1. **Inbox-side stage_signature key fetching.** When A receives a
POST /inbox from peer instance B for the first time, A needs B's
actor doc to verify the signature. Synchronous fetch vs. queue-
and-retry? Synchronous is simpler but blocks the inbox handler;
queue-and-retry needs deferred validation state. Probably
synchronous with a 5s timeout for v2.
2. **Backfill granularity for `last-N`.** N counts forward (oldest
first) or backward (newest first)? Forward matches projection-fold
semantics; backward matches user expectation. Probably forward
for v2, document the choice.
3. **Auto-Accept policy on Follow.** v2 ships open-world: every
Follow is auto-accepted. Manual moderation (held in a `pending`
list, accepted via /admin/) is v3 with the operator dashboard.
4. **Delivery worker per peer instance vs. per peer actor.** Per
instance is simpler (one HTTPS connection pool) but throttles
inter-actor bandwidth on busy peers. v2 starts with per-instance;
per-actor sharding is a perf tweak in §15.
5. **Two-instance test harness.** How do we start a pair of kernels
in one bash test? Probably `bootstrap:start/3` twice with different
ActorIds + ports + base paths. Need to confirm `nx_kernel` can be
started under different registered atoms (`nx_kernel_a`, `nx_kernel_b`)

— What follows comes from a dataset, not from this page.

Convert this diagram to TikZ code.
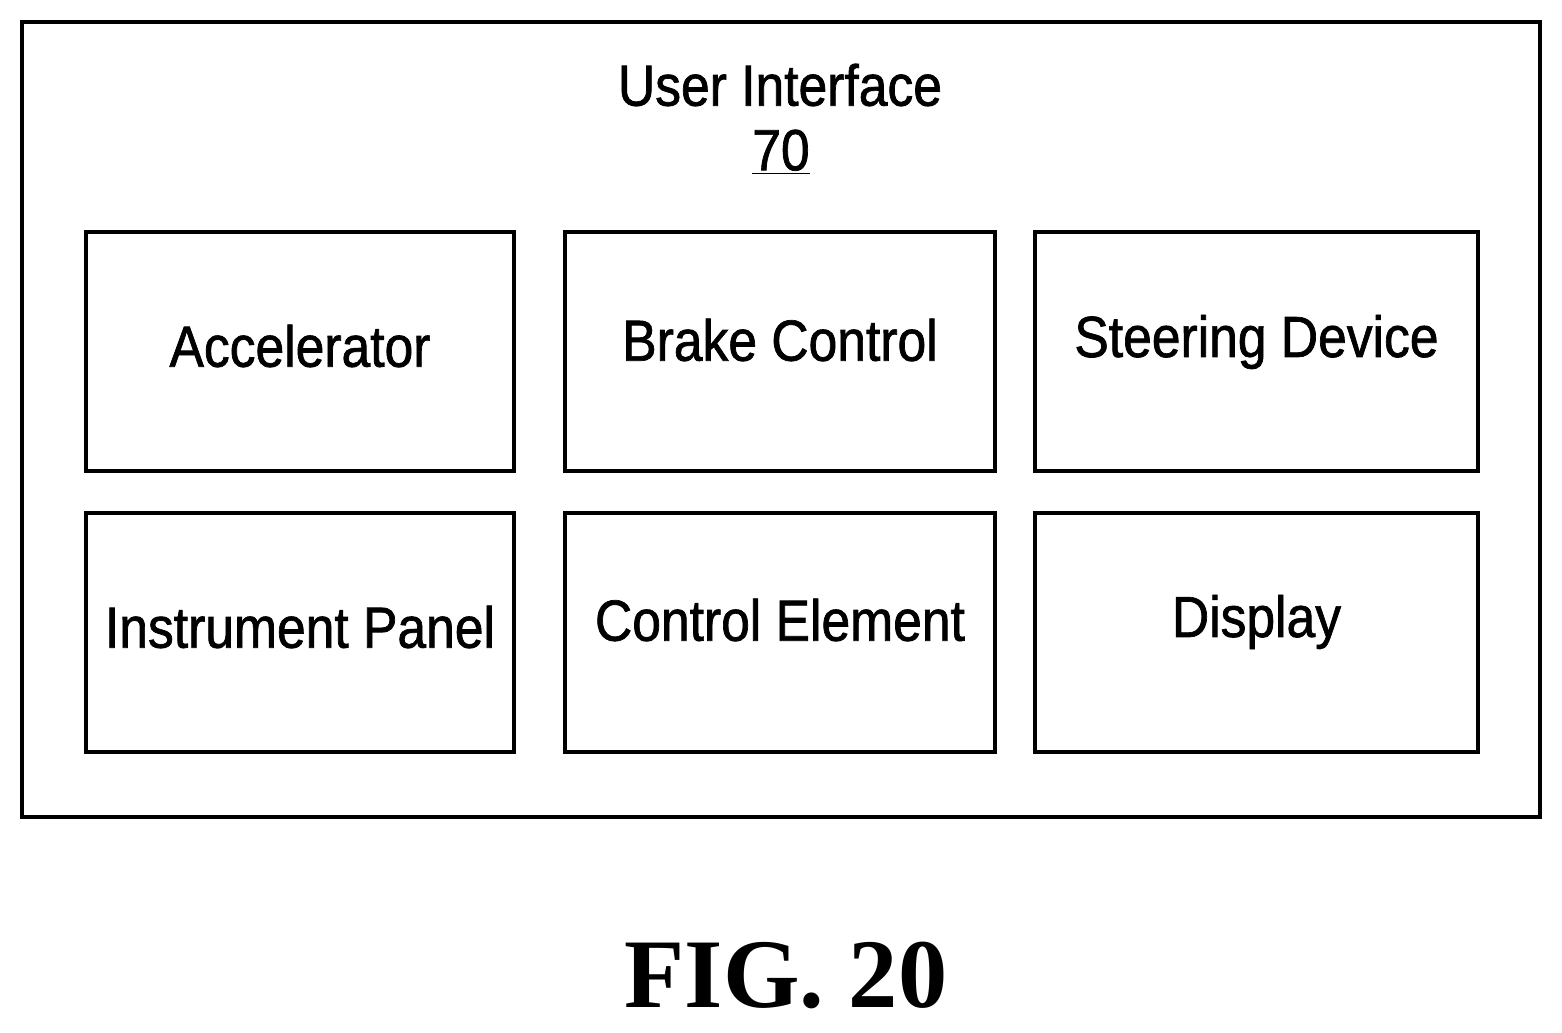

for the test. Process registration in this port supports arbitrary
atom names (verified in M1).
6. **Multi-host conformance.** Adding cross-host tests for federation
requires Python/JS hosts to implement the v2 spec corpus too.
Deferred to v3; v2 conformance is one-host only.
7. **Storage of received activities.** When A receives a Note from B
via /inbox, does A keep B's signed envelope verbatim (for re-broadcast
on Announce), or does A re-construct + re-sign with A's own key?
AP-canon: keep verbatim. Confirm at Step 5.